Brilliant post, thanks.

Toronto's transit crisis is a cautionary tale of the accrued effects of public apathy and negligence on the part of our political leaders who should have been planning for growth and implementing a vision responsibly decades ago. Simply put it has been a recipe for disaster: public apathy and governing negligence.

Now, instead of talking about facing the real financial needs and challenges of public transport infrastructure we muddy the waters, yet again, with special-interest bickering and demands, the likes of calling for bike lanes and infrastructure as some fantasy alternative to mass transport (see the Jarvis thread in the issues section for those examples).
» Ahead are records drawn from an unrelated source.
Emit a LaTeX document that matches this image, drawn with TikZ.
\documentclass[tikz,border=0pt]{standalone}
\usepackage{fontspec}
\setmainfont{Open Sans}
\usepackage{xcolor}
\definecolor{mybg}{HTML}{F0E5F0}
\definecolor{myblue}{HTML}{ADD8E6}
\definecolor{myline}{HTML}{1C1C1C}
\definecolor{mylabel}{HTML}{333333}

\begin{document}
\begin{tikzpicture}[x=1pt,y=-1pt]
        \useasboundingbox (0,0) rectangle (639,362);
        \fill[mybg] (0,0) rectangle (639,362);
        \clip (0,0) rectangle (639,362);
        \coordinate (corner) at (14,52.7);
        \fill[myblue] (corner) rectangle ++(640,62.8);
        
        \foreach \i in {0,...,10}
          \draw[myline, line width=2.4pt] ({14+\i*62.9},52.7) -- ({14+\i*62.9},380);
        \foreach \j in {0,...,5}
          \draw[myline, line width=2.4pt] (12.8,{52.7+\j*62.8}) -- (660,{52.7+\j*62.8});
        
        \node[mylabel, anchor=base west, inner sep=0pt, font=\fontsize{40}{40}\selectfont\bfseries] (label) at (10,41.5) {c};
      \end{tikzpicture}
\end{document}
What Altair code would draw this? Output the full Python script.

It's pathetic that we find ourselves begging and fighting so desperately for a DRL when it seems so painfully logical that it should be fast-tracked immediately with a rubber stamp. The debate should be over how soon and how many lines are adequate rather than wrangling over the exact route of the one and only line we may or may not get in the next thirty years. In the meantime gridlock is unbearable, the money continues to be thrown at ineffective politicized projects, and we continue to pollute our environment, not even taking into consideration the projections for growth over the next 10 to 20 years. Enough. We should be shaking our heads in disbelief and mobilizing to demand political heads for the complete and utter lack of responsibility of City and Provincial governance. All Toronto mayors who didn't act are to be held responsible and let history judge these 'rois faineants' - Miller included - accordingly!